SET EXERCISE:
Print the lines of the listing below verbatim from its first line through the line bearing "import plotly.graph_objects as go". Any pictures are to be omitted.

Entries with chart source code:
══════
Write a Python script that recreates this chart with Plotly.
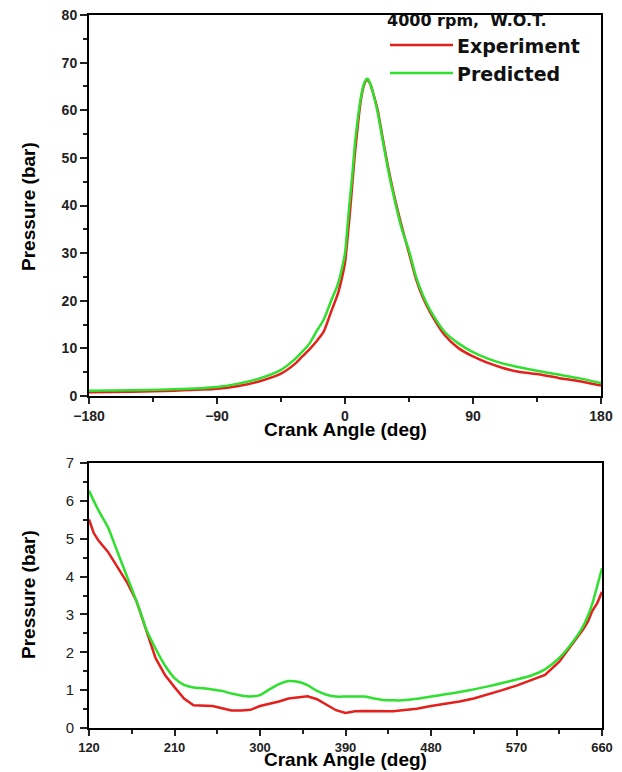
import plotly.graph_objects as go

# ---------------- data: compression/expansion (top panel) ----------------
angle_top = [-180, -150, -120, -90, -75, -60, -45, -35, -30, -25, -20, -15, -10, -5, -2,
             0, 3, 5, 7, 10, 11.5, 13, 14.5, 15.5, 16.5, 18, 20, 23, 26, 30, 35, 40, 45, 50,
             55, 60, 70, 80, 90, 100, 110, 120, 135, 150, 165, 180]
pred_top = [1.1, 1.2, 1.4, 1.9, 2.6, 3.7, 5.5, 7.8, 9.3, 11.0, 13.6, 16.0, 19.8, 23.5, 27.0,
            30.0, 40.0, 46.0, 53.0, 60.5, 63.3, 65.2, 66.3, 66.6, 66.4, 65.4, 63.3, 59.5,
            54.5, 48.0, 41.0, 35.0, 30.5, 25.0, 21.0, 18.0, 13.5, 11.0, 9.2, 7.9, 6.9, 6.2,
            5.3, 4.5, 3.7, 2.7]
exp_top = [0.8, 0.9, 1.1, 1.5, 2.1, 3.1, 4.7, 6.8, 8.3, 9.8, 11.5, 13.5, 17.5, 21.5, 25.0,
           28.0, 37.0, 44.0, 51.0, 59.5, 62.8, 64.9, 66.1, 66.4, 66.2, 65.3, 63.4, 60.0,
           55.0, 48.5, 41.5, 35.5, 30.0, 24.5, 20.5, 17.5, 12.8, 10.0, 8.3, 7.0, 6.0, 5.2,
           4.6, 3.8, 3.1, 2.2]

# ---------------- data: gas exchange (bottom panel) ----------------
angle_bot = [120, 125, 130, 140, 150, 160, 170, 177, 180, 190, 200, 210, 220, 230, 240, 250,
             260, 270, 280, 290, 300, 310, 320, 330, 340, 350, 360, 370, 380, 390, 400, 410,
             420, 430, 440, 450, 465, 480, 495, 510, 525, 540, 555, 570, 585, 600, 615, 630,
             640, 645, 650, 655, 660]
pred_bot = [6.27, 6.0, 5.75, 5.3, 4.65, 4.0, 3.35, 2.85, 2.62, 2.1, 1.65, 1.32, 1.14, 1.07,
            1.05, 1.02, 0.98, 0.91, 0.86, 0.83, 0.87, 1.02, 1.16, 1.24, 1.22, 1.13, 0.98, 0.88,
            0.83, 0.83, 0.83, 0.83, 0.78, 0.74, 0.73, 0.73, 0.77, 0.83, 0.89, 0.95, 1.02, 1.10,
            1.19, 1.28, 1.38, 1.55, 1.85, 2.30, 2.68, 2.95, 3.30, 3.75, 4.22]
exp_bot = [5.51, 5.15, 4.95, 4.65, 4.25, 3.85, 3.35, 2.85, 2.60, 1.85, 1.40, 1.08, 0.78, 0.60,
           0.58, 0.58, 0.52, 0.46, 0.46, 0.48, 0.58, 0.63, 0.70, 0.78, 0.82, 0.84, 0.76, 0.62,
           0.47, 0.40, 0.44, 0.45, 0.45, 0.46, 0.44, 0.47, 0.51, 0.58, 0.64, 0.70, 0.78, 0.88,
           1.00, 1.12, 1.25, 1.40, 1.75, 2.25, 2.60, 2.80, 3.10, 3.30, 3.60]

top_xticks = [-180, -90, 0, 90, 180]
bot_xticks = [120, 210, 300, 390, 480, 570, 660]

RED = "#e3201b"
GREEN = "#2fe02f"
W, H = 622, 772
FONT = "Liberation Sans, Arial, sans-serif"


def px(x):
    return x / W


def py(y):
    return 1 - y / H


fig = go.Figure()
fig.add_trace(go.Scatter(x=angle_top, y=exp_top, mode="lines", name="Experiment",
                         line=dict(color=RED, width=2.5, shape="spline", smoothing=0.6),
                         xaxis="x", yaxis="y"))
fig.add_trace(go.Scatter(x=angle_top, y=pred_top, mode="lines", name="Predicted",
                         line=dict(color=GREEN, width=2.5, shape="spline", smoothing=0.6),
                         xaxis="x", yaxis="y"))
fig.add_trace(go.Scatter(x=angle_bot, y=exp_bot, mode="lines", name="Experiment",
                         line=dict(color=RED, width=2.5), xaxis="x2", yaxis="y2"))
fig.add_trace(go.Scatter(x=angle_bot, y=pred_bot, mode="lines", name="Predicted",
                         line=dict(color=GREEN, width=2.5, shape="spline", smoothing=0.6),
                         xaxis="x2", yaxis="y2"))

AX = dict(showline=True, linecolor="black", linewidth=2, mirror=True, showgrid=False,
          zeroline=False, ticks="outside", tickcolor="#222", tickwidth=2, ticklen=7,
          automargin=False, ticklabeloverflow="allow")
MINOR = dict(ticks="outside", ticklen=4, tickwidth=2, tickcolor="#222")
BOLD = dict(family=FONT, size=14, color="#222", weight="bold")

fig.update_layout(
    width=W, height=H, plot_bgcolor="white", paper_bgcolor="white",
    margin=dict(l=0, r=0, t=0, b=0, autoexpand=False), showlegend=False,
    xaxis=dict(AX, domain=[px(89), px(601)], range=[-180, 180], tickvals=top_xticks,
               tickfont=BOLD, anchor="y", ticklen=6, minor=dict(MINOR, dtick=45, tick0=-180)),
    yaxis=dict(AX, domain=[py(396), py(15)], range=[0, 80], dtick=10,
               tickfont=BOLD, anchor="x", minor=dict(MINOR, dtick=5)),
    xaxis2=dict(AX, domain=[px(89), px(602)], range=[120, 660], tickvals=bot_xticks,
                tickfont=dict(BOLD, size=13), anchor="y2", ticklen=6,
                minor=dict(MINOR, dtick=45, tick0=120)),
    yaxis2=dict(AX, domain=[py(728), py(463)], range=[0, 7], dtick=1,
                tickfont=dict(family=FONT, size=15, color="#222"), anchor="x2",
                ticklabelstandoff=3, minor=dict(MINOR, dtick=0.5)),
)

TITLE = dict(family=FONT, size=19, color="black", weight="bold")
ann = []
# axis titles
ann.append(dict(text="Crank Angle (deg)", x=px(345), y=py(429), xref="paper",
                yref="paper", showarrow=False, font=TITLE, xanchor="center", yanchor="middle"))
ann.append(dict(text="Crank Angle (deg)", x=px(345), y=py(759), xref="paper",
                yref="paper", showarrow=False, font=TITLE, xanchor="center", yanchor="middle"))
ann.append(dict(text="Pressure (bar)", x=px(28), y=py(207), xref="paper",
                yref="paper", showarrow=False, font=TITLE, textangle=-90,
                xanchor="center", yanchor="middle"))
ann.append(dict(text="Pressure (bar)", x=px(28), y=py(595), xref="paper",
                yref="paper", showarrow=False, font=TITLE, textangle=-90,
                xanchor="center", yanchor="middle"))

# legend (drawn manually to match the reference's long line samples)
LEG = dict(family="DejaVu Sans, sans-serif", size=19, color="#111", weight="bold")
ann.append(dict(text="4000 rpm,\u00a0 W.O.T.", x=px(385), y=py(21), xref="paper",
                yref="paper", showarrow=False, xanchor="left", yanchor="middle",
                font=dict(family="DejaVu Sans, sans-serif", size=16, color="#111",
                          weight="bold")))
ann.append(dict(text="Experiment", x=px(455), y=py(46), xref="paper",
                yref="paper", showarrow=False, xanchor="left", yanchor="middle", font=LEG))
ann.append(dict(text="Predicted", x=px(455), y=py(74), xref="paper",
                yref="paper", showarrow=False, xanchor="left", yanchor="middle", font=LEG))
shapes = [
    dict(type="line", xref="paper", yref="paper", x0=px(390), x1=px(453),
         y0=py(45), y1=py(45), line=dict(color=RED, width=2.5)),
    dict(type="line", xref="paper", yref="paper", x0=px(390), x1=px(453),
         y0=py(73), y1=py(73), line=dict(color=GREEN, width=2.5)),
]
fig.update_layout(annotations=ann, shapes=shapes)

# remove the default page margin so the figure fills the window exactly
fig.write_html("out.html", config={"displayModeBar": False},
               post_script="document.body.style.margin='0';"
                           "document.body.style.overflow='hidden';")
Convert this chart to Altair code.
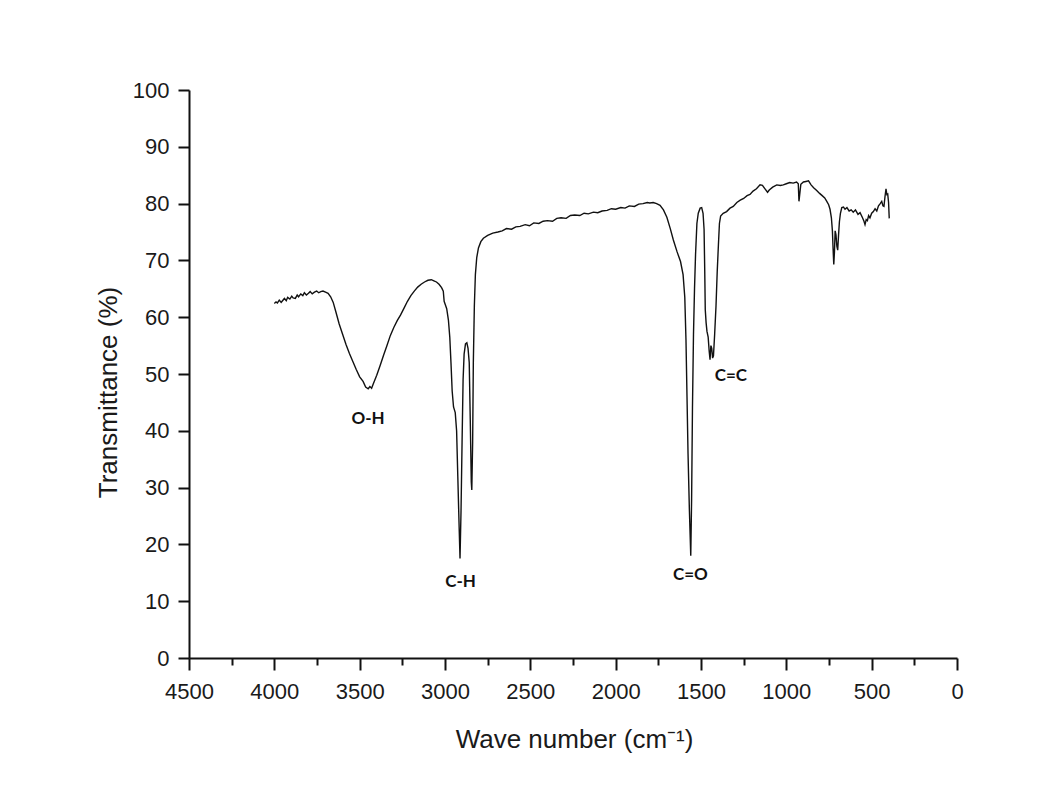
import altair as alt
import pandas as pd

# FTIR spectrum: wavenumber (cm^-1) and transmittance (%)
wavenumber = [
    4000, 3990, 3982, 3971, 3960, 3952, 3941, 3930, 3922, 3909, 3898, 3890, 3877, 3866,
    3858, 3845, 3833, 3824, 3812, 3800, 3790, 3778, 3765, 3752, 3740, 3728, 3715, 3700,
    3685, 3670, 3655, 3640, 3620, 3600, 3580,
    3560, 3540, 3520, 3500, 3480, 3465, 3450, 3440, 3430, 3420, 3400, 3380, 3360, 3340,
    3320, 3300, 3280, 3260, 3240, 3220, 3200, 3180, 3160, 3140, 3120, 3100, 3080, 3065,
    3050, 3035, 3020, 3010,
    3005, 2998, 2990, 2980, 2972, 2965, 2958, 2950, 2940, 2932, 2925, 2918, 2912, 2906,
    2900, 2894, 2888, 2880, 2872, 2865, 2858, 2852, 2846, 2843, 2838, 2834, 2828, 2822,
    2814, 2804, 2790, 2775, 2750, 2720, 2690,
    2665, 2640, 2610, 2585, 2560, 2530, 2505, 2480, 2450, 2425, 2400, 2370, 2345, 2320,
    2290, 2265, 2240, 2210, 2185, 2160, 2130, 2105, 2080, 2050, 2025, 2000, 1970, 1945,
    1920, 1890, 1865, 1840, 1815, 1800, 1780, 1760, 1740, 1720, 1700, 1680,
    1662, 1640, 1620, 1605, 1595, 1588, 1582, 1576, 1568, 1560, 1555, 1550, 1544, 1538,
    1532, 1524, 1516, 1505, 1496, 1488, 1482, 1478, 1475, 1470, 1465, 1458, 1452, 1447,
    1442, 1437, 1432, 1427, 1420, 1412, 1405, 1398, 1392, 1385, 1370, 1350, 1330, 1311,
    1290, 1270, 1250, 1230, 1213, 1195, 1175, 1154, 1140, 1125, 1110, 1100, 1080, 1056,
    1035, 1018, 1000, 980, 960, 940, 930, 926, 922, 915, 900, 885, 870, 855,
    840, 822, 805, 790, 775, 763, 752, 744, 736, 730, 726, 722, 718, 714,
    709, 704, 699, 694, 689, 683, 675, 665, 656, 645, 632, 620, 608, 595,
    580, 568, 555, 545, 539, 532, 525, 518, 510, 500, 490, 480, 470, 460,
    450, 441, 434, 428, 422, 416, 411, 406, 401, 397,
]
transmittance = [
    62.4, 62.7, 62.5, 63.0, 62.6, 62.9, 63.3, 62.9, 63.5, 63.2, 63.7, 63.4, 63.3, 63.9,
    63.6, 64.1, 63.8, 64.3, 63.9, 64.2, 64.5, 64.1, 64.4, 64.6, 64.3, 64.5, 64.6, 64.4,
    64.2, 63.6, 62.6, 61.0, 58.8, 57.0, 55.2,
    53.6, 52.2, 50.8, 49.5, 48.7, 47.7, 47.4, 47.8, 47.5, 48.3, 49.8, 51.5, 53.3, 55.0,
    56.8, 58.2, 59.4, 60.4, 61.6, 62.8, 63.8, 64.6, 65.3, 65.8, 66.2, 66.5, 66.6, 66.4,
    66.2, 65.8, 65.2, 64.6,
    62.8, 62.2, 61.5, 59.5, 56.5, 52.0, 47.0, 44.2, 43.2, 40.0, 32.0, 24.0, 17.5, 26.0,
    38.0, 49.0, 53.5, 55.3, 55.5, 54.5, 52.0, 42.0, 31.0, 29.6, 38.0, 52.0, 62.0, 67.5,
    70.5, 72.2, 73.3, 73.9, 74.4, 74.8, 75.0,
    75.2, 75.6, 75.5, 75.9, 76.0, 76.3, 76.1, 76.6, 76.5, 76.9, 77.0, 76.9, 77.4, 77.5,
    77.4, 77.9, 78.0, 77.9, 78.3, 78.2, 78.5, 78.4, 78.7, 78.8, 79.1, 79.0, 79.3, 79.2,
    79.6, 79.5, 79.9, 80.0, 80.2, 80.1, 80.2, 80.0, 79.7, 78.9, 77.6, 75.6,
    73.6, 71.5, 69.8, 67.5, 63.5, 56.0, 46.0, 36.0, 26.0, 18.0, 28.0, 44.0, 57.0, 65.0,
    71.0, 76.5, 78.3, 79.2, 79.3, 78.3, 75.5, 68.0, 61.3, 59.0, 57.5, 56.5, 54.0, 52.5,
    55.0, 54.5, 52.8, 53.2, 57.0, 62.0, 68.0, 72.7, 76.5, 77.8, 78.3, 78.6, 79.2, 79.5,
    80.2, 80.6, 80.9, 81.4, 81.6, 82.2, 82.6, 83.3, 83.2, 82.6, 82.0, 82.4, 82.9, 83.3,
    83.2, 83.3, 83.5, 83.7, 83.6, 83.8, 83.5, 80.4, 81.5, 83.4, 83.8, 83.9, 84.0, 83.3,
    82.8, 82.3, 81.8, 81.4, 81.0, 80.4, 79.8, 79.0, 77.5, 75.2, 72.0, 69.3, 71.5, 75.2,
    74.5, 72.5, 71.8, 74.5, 76.8, 78.3, 79.3, 79.4, 79.0, 79.3, 78.7, 78.9, 78.5, 78.9,
    78.1, 78.4, 77.6, 76.9, 76.3, 77.2, 77.0, 77.9, 77.5, 78.3, 78.6, 79.1, 78.7, 79.6,
    80.0, 80.4, 79.6, 79.5, 81.2, 82.6, 81.6, 81.7, 80.2, 77.4,
]

# Band assignments placed beside their absorption minima
band_label = ["O-H", "C-H", "C=O", "C=C"]
band_x = [3451, 2909, 1562, 1325]
band_y = [42.1, 13.4, 14.7, 49.6]

spectrum = pd.DataFrame({"wn": wavenumber, "t": transmittance})
bands = pd.DataFrame({"label": band_label, "x": band_x, "y": band_y})

x_scale = alt.Scale(domain=[0, 4500], reverse=True, nice=False)
y_scale = alt.Scale(domain=[0, 100], nice=False)

x_axis = alt.Axis(
    title="Wave number (cm\u207b\u00b9)",
    values=list(range(0, 4501, 250)),
    format="d",
    labelExpr="datum.value % 500 === 0 ? datum.label : ''",
    tickSize={"condition": {"test": "datum.value % 500 === 0", "value": 12}, "value": 7},
    labelPadding=11,
    labelFlush=False,
    labelOverlap=False,
    titleX=385,
    titleY=68,
    titleBaseline="top",
    titleAlign="center",
)
y_axis = alt.Axis(
    title="Transmittance (%)",
    values=list(range(0, 101, 5)),
    format="d",
    labelExpr="datum.value % 10 === 0 ? datum.label : ''",
    tickSize={"condition": {"test": "datum.value % 10 === 0", "value": 11}, "value": 5},
    labelPadding=9,
    labelOverlap=False,
    titleX=-73,
    titleY=302,
    titleAngle=-90,
    titleBaseline="alphabetic",
    titleAlign="center",
)

line = alt.Chart(spectrum).mark_line(color="#111111", strokeWidth=1.4).encode(
    x=alt.X("wn:Q", scale=x_scale, axis=x_axis),
    y=alt.Y("t:Q", scale=y_scale, axis=y_axis),
    order=alt.Order("wn:Q", sort="descending"),
)

labels = alt.Chart(bands).mark_text(
    font="Lato", fontWeight="bold", fontSize=17, color="#111111",
    align="center", baseline="middle",
).encode(
    x=alt.X("x:Q", scale=x_scale),
    y=alt.Y("y:Q", scale=y_scale),
    text="label:N",
)

chart = (
    alt.layer(line, labels)
    .properties(
        width=768,
        height=568,
        autosize=alt.AutoSizeParams(type="none"),
        padding={"left": 189, "top": 90, "right": 97, "bottom": 141},
        background="white",
    )
    .configure_view(stroke=None)
    .configure_axis(
        domainColor="#111111",
        domainWidth=2,
        tickColor="#111111",
        tickWidth=2,
        grid=False,
        labelFont="Liberation Sans",
        labelFontSize=22,
        labelColor="#1a1a1a",
        titleFont="Liberation Sans",
        titleFontSize=26,
        titleFontWeight="normal",
        titleColor="#1a1a1a",
    )
)

chart.save("out.html", embed_options={"renderer": "svg", "actions": False})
══════
WRITTEN ANSWER:
Write a Python script that recreates this chart with Plotly.
import plotly.graph_objects as go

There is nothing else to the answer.